Each entry here needs to be set down again exactly, please; pictures are left out.

◆ ◆ ◆ ◆ ◆

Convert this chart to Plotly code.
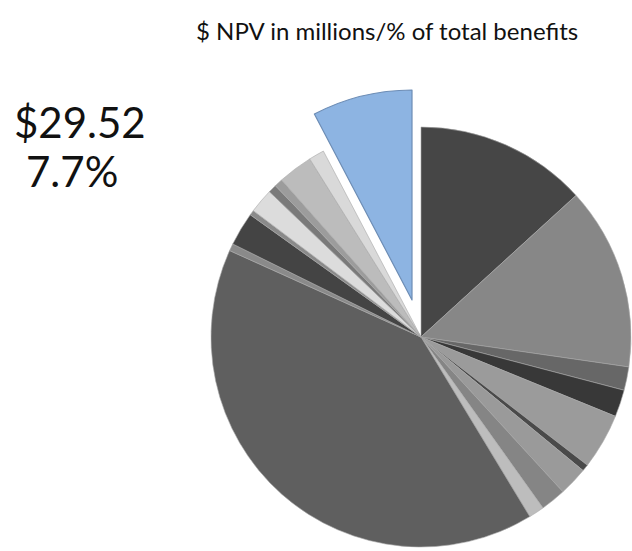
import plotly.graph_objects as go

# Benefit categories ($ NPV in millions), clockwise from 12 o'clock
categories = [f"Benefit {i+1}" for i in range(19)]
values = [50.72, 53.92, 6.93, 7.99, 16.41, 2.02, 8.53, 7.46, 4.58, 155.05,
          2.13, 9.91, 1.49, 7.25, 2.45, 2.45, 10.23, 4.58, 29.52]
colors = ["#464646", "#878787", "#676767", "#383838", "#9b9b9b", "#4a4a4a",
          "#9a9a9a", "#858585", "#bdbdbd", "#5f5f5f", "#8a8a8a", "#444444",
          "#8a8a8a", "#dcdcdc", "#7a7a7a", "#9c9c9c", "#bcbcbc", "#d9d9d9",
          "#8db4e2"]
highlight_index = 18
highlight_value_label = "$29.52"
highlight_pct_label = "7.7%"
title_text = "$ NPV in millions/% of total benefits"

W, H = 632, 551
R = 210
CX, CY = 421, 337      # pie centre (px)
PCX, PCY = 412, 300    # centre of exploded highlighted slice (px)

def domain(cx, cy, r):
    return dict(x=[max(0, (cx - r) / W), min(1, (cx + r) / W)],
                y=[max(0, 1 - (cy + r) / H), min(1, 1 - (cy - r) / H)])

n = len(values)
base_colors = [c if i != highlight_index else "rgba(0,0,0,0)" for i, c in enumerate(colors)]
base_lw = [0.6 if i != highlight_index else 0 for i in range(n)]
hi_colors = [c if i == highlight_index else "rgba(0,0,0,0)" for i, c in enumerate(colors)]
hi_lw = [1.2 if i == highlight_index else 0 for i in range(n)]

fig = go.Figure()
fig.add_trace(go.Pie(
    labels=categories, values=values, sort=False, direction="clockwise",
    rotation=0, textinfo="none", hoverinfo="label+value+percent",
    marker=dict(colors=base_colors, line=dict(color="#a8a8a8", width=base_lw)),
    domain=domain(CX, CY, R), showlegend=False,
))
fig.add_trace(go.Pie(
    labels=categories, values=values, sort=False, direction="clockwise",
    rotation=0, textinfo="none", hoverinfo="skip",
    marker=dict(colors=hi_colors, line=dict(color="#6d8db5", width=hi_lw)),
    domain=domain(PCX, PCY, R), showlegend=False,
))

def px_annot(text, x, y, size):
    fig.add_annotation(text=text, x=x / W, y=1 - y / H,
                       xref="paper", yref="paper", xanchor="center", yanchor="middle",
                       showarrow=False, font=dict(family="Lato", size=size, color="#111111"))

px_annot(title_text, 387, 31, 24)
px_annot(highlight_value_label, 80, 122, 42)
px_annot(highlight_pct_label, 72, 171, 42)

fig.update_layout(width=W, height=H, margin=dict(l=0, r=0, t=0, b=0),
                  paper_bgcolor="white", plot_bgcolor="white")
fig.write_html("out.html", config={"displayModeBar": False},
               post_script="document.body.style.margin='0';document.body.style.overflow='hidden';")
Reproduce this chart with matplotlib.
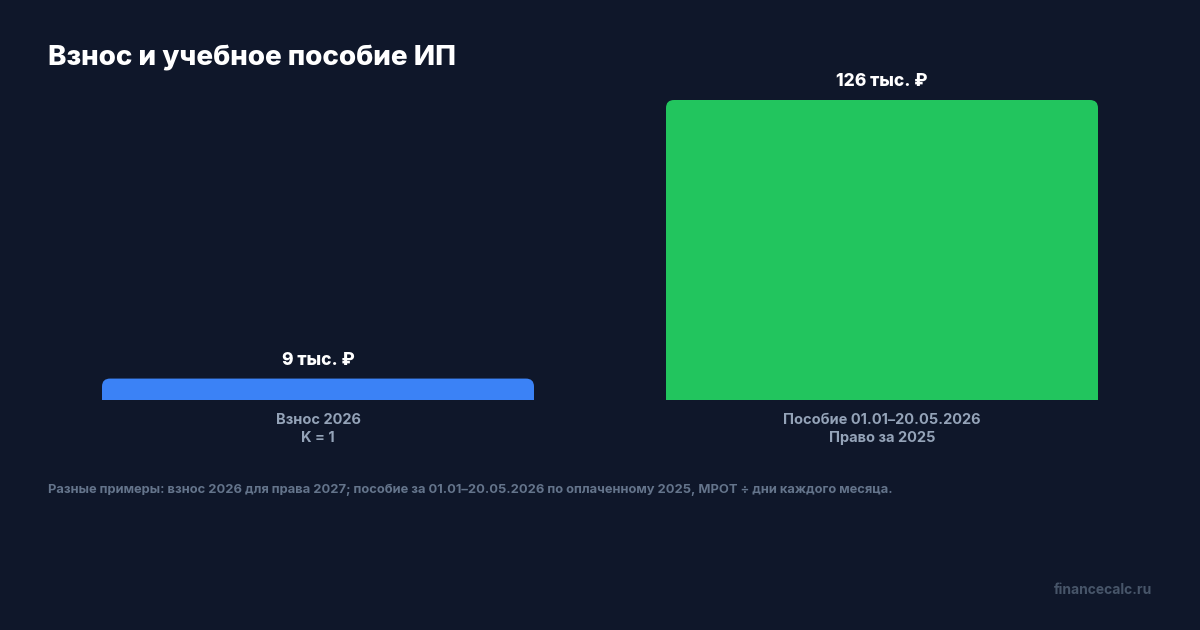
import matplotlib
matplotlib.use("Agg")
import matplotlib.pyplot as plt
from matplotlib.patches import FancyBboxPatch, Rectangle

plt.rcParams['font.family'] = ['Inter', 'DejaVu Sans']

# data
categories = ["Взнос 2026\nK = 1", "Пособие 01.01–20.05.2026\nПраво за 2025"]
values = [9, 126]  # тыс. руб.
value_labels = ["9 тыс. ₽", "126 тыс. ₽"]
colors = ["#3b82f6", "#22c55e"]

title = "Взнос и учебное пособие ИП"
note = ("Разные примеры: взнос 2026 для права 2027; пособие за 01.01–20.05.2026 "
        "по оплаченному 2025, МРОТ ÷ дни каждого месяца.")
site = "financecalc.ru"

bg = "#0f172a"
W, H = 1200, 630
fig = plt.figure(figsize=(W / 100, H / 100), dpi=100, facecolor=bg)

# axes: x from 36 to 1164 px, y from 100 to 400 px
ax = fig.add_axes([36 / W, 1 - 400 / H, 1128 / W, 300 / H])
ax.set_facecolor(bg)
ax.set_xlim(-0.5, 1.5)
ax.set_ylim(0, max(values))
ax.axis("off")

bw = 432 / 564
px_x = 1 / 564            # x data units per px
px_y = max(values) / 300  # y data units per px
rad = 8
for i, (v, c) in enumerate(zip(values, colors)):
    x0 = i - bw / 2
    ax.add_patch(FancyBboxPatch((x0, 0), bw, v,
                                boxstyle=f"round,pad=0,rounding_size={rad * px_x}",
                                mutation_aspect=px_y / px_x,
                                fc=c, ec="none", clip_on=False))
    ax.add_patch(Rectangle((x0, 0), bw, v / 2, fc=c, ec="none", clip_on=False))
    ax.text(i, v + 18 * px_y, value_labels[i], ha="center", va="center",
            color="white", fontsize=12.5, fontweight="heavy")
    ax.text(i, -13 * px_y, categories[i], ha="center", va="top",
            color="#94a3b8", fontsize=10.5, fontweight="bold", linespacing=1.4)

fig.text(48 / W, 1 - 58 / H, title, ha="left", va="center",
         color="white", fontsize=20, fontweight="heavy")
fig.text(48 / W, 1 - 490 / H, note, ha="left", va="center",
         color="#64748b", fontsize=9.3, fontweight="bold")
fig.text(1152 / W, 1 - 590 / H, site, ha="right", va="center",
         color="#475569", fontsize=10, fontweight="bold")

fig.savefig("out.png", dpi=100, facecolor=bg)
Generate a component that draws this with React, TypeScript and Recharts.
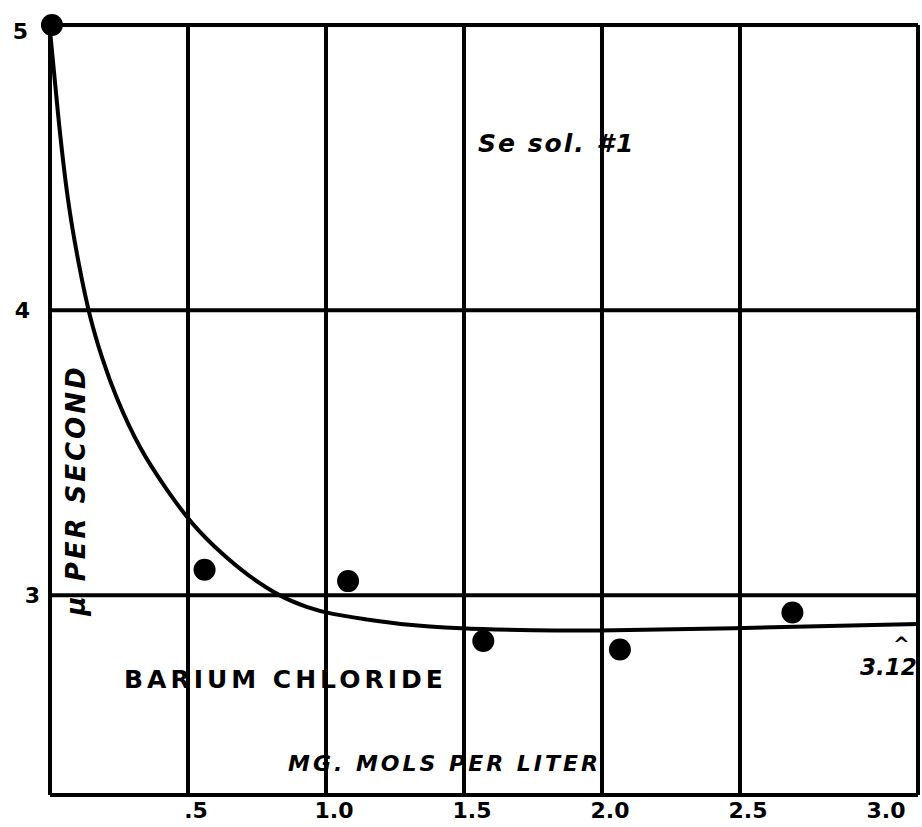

◆ ◆ ◆ ◆ ◆

**THE REPLY**
Convert this chart to Plotly code.
import plotly.graph_objects as go

# Benefit categories ($ NPV in millions), clockwise from 12 o'clock
categories = [f"Benefit {i+1}" for i in range(19)]
values = [50.72, 53.92, 6.93, 7.99, 16.41, 2.02, 8.53, 7.46, 4.58, 155.05,
          2.13, 9.91, 1.49, 7.25, 2.45, 2.45, 10.23, 4.58, 29.52]
colors = ["#464646", "#878787", "#676767", "#383838", "#9b9b9b", "#4a4a4a",
          "#9a9a9a", "#858585", "#bdbdbd", "#5f5f5f", "#8a8a8a", "#444444",
          "#8a8a8a", "#dcdcdc", "#7a7a7a", "#9c9c9c", "#bcbcbc", "#d9d9d9",
          "#8db4e2"]
highlight_index = 18
highlight_value_label = "$29.52"
highlight_pct_label = "7.7%"
title_text = "$ NPV in millions/% of total benefits"

W, H = 632, 551
R = 210
CX, CY = 421, 337      # pie centre (px)
PCX, PCY = 412, 300    # centre of exploded highlighted slice (px)

def domain(cx, cy, r):
    return dict(x=[max(0, (cx - r) / W), min(1, (cx + r) / W)],
                y=[max(0, 1 - (cy + r) / H), min(1, 1 - (cy - r) / H)])

n = len(values)
base_colors = [c if i != highlight_index else "rgba(0,0,0,0)" for i, c in enumerate(colors)]
base_lw = [0.6 if i != highlight_index else 0 for i in range(n)]
hi_colors = [c if i == highlight_index else "rgba(0,0,0,0)" for i, c in enumerate(colors)]
hi_lw = [1.2 if i == highlight_index else 0 for i in range(n)]

fig = go.Figure()
fig.add_trace(go.Pie(
    labels=categories, values=values, sort=False, direction="clockwise",
    rotation=0, textinfo="none", hoverinfo="label+value+percent",
    marker=dict(colors=base_colors, line=dict(color="#a8a8a8", width=base_lw)),
    domain=domain(CX, CY, R), showlegend=False,
))
fig.add_trace(go.Pie(
    labels=categories, values=values, sort=False, direction="clockwise",
    rotation=0, textinfo="none", hoverinfo="skip",
    marker=dict(colors=hi_colors, line=dict(color="#6d8db5", width=hi_lw)),
    domain=domain(PCX, PCY, R), showlegend=False,
))

def px_annot(text, x, y, size):
    fig.add_annotation(text=text, x=x / W, y=1 - y / H,
                       xref="paper", yref="paper", xanchor="center", yanchor="middle",
                       showarrow=False, font=dict(family="Lato", size=size, color="#111111"))

px_annot(title_text, 387, 31, 24)
px_annot(highlight_value_label, 80, 122, 42)
px_annot(highlight_pct_label, 72, 171, 42)

fig.update_layout(width=W, height=H, margin=dict(l=0, r=0, t=0, b=0),
                  paper_bgcolor="white", plot_bgcolor="white")
fig.write_html("out.html", config={"displayModeBar": False},
               post_script="document.body.style.margin='0';document.body.style.overflow='hidden';")
Reproduce this chart with matplotlib.
import matplotlib
matplotlib.use("Agg")
import matplotlib.pyplot as plt
from matplotlib.patches import FancyBboxPatch, Rectangle

plt.rcParams['font.family'] = ['Inter', 'DejaVu Sans']

# data
categories = ["Взнос 2026\nK = 1", "Пособие 01.01–20.05.2026\nПраво за 2025"]
values = [9, 126]  # тыс. руб.
value_labels = ["9 тыс. ₽", "126 тыс. ₽"]
colors = ["#3b82f6", "#22c55e"]

title = "Взнос и учебное пособие ИП"
note = ("Разные примеры: взнос 2026 для права 2027; пособие за 01.01–20.05.2026 "
        "по оплаченному 2025, МРОТ ÷ дни каждого месяца.")
site = "financecalc.ru"

bg = "#0f172a"
W, H = 1200, 630
fig = plt.figure(figsize=(W / 100, H / 100), dpi=100, facecolor=bg)

# axes: x from 36 to 1164 px, y from 100 to 400 px
ax = fig.add_axes([36 / W, 1 - 400 / H, 1128 / W, 300 / H])
ax.set_facecolor(bg)
ax.set_xlim(-0.5, 1.5)
ax.set_ylim(0, max(values))
ax.axis("off")

bw = 432 / 564
px_x = 1 / 564            # x data units per px
px_y = max(values) / 300  # y data units per px
rad = 8
for i, (v, c) in enumerate(zip(values, colors)):
    x0 = i - bw / 2
    ax.add_patch(FancyBboxPatch((x0, 0), bw, v,
                                boxstyle=f"round,pad=0,rounding_size={rad * px_x}",
                                mutation_aspect=px_y / px_x,
                                fc=c, ec="none", clip_on=False))
    ax.add_patch(Rectangle((x0, 0), bw, v / 2, fc=c, ec="none", clip_on=False))
    ax.text(i, v + 18 * px_y, value_labels[i], ha="center", va="center",
            color="white", fontsize=12.5, fontweight="heavy")
    ax.text(i, -13 * px_y, categories[i], ha="center", va="top",
            color="#94a3b8", fontsize=10.5, fontweight="bold", linespacing=1.4)

fig.text(48 / W, 1 - 58 / H, title, ha="left", va="center",
         color="white", fontsize=20, fontweight="heavy")
fig.text(48 / W, 1 - 490 / H, note, ha="left", va="center",
         color="#64748b", fontsize=9.3, fontweight="bold")
fig.text(1152 / W, 1 - 590 / H, site, ha="right", va="center",
         color="#475569", fontsize=10, fontweight="bold")

fig.savefig("out.png", dpi=100, facecolor=bg)
Generate a component that draws this with React, TypeScript and Recharts.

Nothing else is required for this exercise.